Rows from a dataset of charts and code:

+===+

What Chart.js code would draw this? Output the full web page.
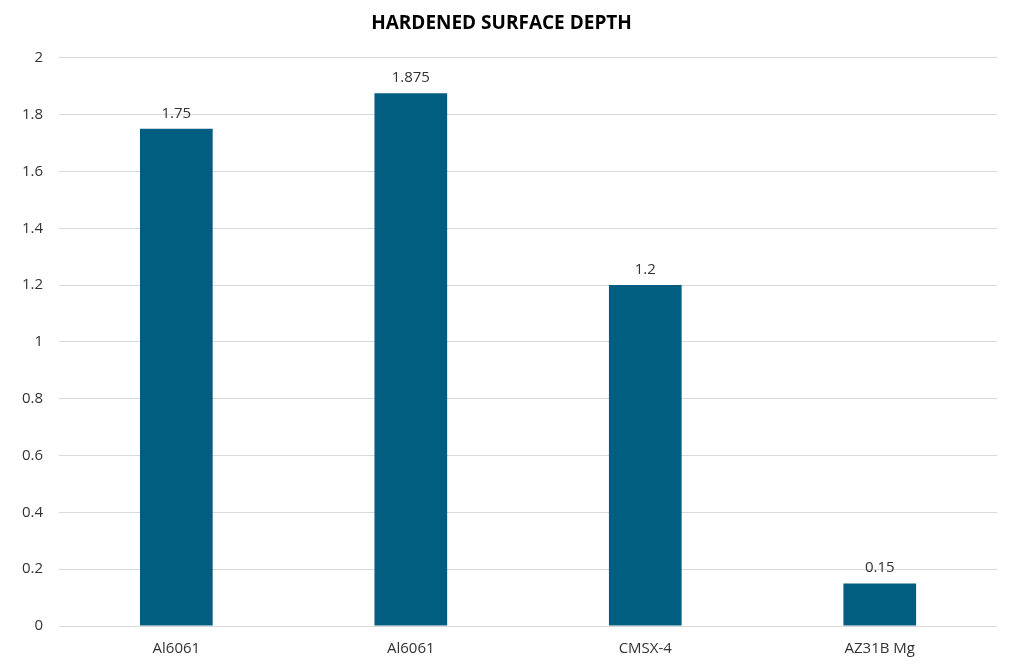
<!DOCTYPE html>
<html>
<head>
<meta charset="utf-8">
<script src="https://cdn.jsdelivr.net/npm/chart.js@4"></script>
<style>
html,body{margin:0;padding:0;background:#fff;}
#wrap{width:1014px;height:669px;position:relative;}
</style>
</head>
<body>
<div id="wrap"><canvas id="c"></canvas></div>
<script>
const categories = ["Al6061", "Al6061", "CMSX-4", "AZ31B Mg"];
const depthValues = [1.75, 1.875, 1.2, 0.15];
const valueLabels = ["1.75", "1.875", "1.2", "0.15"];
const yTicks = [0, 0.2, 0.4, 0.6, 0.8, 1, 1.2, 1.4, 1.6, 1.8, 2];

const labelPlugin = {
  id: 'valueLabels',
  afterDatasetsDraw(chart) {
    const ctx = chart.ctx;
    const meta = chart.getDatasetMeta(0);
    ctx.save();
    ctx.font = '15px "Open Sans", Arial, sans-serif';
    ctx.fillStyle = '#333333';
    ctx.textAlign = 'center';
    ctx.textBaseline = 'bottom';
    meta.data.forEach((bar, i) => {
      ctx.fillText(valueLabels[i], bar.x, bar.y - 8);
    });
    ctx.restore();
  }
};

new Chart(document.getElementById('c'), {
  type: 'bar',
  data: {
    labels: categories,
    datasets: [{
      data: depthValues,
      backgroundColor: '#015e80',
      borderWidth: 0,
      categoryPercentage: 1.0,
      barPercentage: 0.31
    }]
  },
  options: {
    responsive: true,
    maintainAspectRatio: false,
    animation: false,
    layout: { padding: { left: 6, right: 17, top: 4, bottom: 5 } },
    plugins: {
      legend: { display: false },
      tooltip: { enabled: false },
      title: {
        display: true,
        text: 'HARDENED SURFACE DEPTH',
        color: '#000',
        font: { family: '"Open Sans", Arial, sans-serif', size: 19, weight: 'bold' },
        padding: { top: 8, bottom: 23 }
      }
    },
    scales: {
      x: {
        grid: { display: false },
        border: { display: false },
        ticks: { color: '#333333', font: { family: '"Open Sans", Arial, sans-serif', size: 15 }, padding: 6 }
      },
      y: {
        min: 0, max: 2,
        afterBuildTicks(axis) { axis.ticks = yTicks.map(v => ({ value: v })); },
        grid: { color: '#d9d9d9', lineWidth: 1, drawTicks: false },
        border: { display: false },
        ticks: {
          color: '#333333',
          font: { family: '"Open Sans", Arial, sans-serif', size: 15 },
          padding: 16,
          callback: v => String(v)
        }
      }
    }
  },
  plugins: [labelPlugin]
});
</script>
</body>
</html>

+===+

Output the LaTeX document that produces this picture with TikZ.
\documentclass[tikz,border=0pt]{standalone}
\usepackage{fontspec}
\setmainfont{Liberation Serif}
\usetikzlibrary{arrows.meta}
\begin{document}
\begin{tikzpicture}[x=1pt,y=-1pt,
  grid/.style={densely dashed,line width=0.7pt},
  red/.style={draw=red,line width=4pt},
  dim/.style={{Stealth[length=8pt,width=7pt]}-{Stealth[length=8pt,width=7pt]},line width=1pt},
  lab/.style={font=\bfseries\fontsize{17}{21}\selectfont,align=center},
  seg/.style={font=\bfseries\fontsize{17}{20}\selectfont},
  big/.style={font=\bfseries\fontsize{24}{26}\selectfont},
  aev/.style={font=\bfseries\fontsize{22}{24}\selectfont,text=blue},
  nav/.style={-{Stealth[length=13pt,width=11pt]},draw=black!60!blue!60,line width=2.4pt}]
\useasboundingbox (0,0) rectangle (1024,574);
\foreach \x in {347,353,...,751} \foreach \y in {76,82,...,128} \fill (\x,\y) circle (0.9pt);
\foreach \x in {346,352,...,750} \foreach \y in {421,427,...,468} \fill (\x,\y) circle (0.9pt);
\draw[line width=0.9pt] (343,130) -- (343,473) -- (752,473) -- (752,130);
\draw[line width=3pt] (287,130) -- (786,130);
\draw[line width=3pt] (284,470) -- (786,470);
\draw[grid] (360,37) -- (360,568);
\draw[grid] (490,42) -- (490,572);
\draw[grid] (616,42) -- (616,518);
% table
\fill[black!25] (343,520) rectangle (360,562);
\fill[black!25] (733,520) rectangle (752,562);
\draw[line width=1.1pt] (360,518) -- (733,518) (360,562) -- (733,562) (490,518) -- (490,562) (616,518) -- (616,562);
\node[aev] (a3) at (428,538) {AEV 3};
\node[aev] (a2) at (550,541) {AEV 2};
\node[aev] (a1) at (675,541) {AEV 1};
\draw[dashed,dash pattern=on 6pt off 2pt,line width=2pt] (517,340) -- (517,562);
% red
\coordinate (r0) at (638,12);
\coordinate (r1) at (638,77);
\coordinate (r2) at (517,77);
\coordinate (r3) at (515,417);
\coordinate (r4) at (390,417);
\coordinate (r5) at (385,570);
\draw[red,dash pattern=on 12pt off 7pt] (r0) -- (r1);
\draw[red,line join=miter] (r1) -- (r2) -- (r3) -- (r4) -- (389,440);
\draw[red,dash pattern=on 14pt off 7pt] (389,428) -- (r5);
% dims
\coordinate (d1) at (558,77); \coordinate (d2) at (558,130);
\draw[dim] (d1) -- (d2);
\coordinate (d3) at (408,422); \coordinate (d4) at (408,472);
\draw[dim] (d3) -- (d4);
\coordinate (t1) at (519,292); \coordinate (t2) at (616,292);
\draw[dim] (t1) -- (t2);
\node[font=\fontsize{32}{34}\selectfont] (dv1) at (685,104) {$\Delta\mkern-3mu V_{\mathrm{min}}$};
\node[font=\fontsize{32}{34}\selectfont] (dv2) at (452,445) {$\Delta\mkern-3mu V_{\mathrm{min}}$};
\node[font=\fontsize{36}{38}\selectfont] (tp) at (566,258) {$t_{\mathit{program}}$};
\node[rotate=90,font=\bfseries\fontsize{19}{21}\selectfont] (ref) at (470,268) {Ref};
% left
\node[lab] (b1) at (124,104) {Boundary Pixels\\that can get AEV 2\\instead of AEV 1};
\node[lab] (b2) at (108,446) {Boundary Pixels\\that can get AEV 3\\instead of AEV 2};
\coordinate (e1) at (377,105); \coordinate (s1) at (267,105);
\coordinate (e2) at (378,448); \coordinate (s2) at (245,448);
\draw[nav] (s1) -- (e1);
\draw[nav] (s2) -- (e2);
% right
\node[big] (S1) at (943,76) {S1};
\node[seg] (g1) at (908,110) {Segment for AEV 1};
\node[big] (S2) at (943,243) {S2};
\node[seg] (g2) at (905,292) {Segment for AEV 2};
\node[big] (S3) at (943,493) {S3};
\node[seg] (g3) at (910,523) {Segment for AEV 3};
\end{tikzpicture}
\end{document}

+===+

Choose all lines containing the string "that" and copy them out.

▶ Task solution:
Output the LaTeX document that produces this picture with TikZ.
\node[lab] (b1) at (124,104) {Boundary Pixels\\that can get AEV 2\\instead of AEV 1};
\node[lab] (b2) at (108,446) {Boundary Pixels\\that can get AEV 3\\instead of AEV 2};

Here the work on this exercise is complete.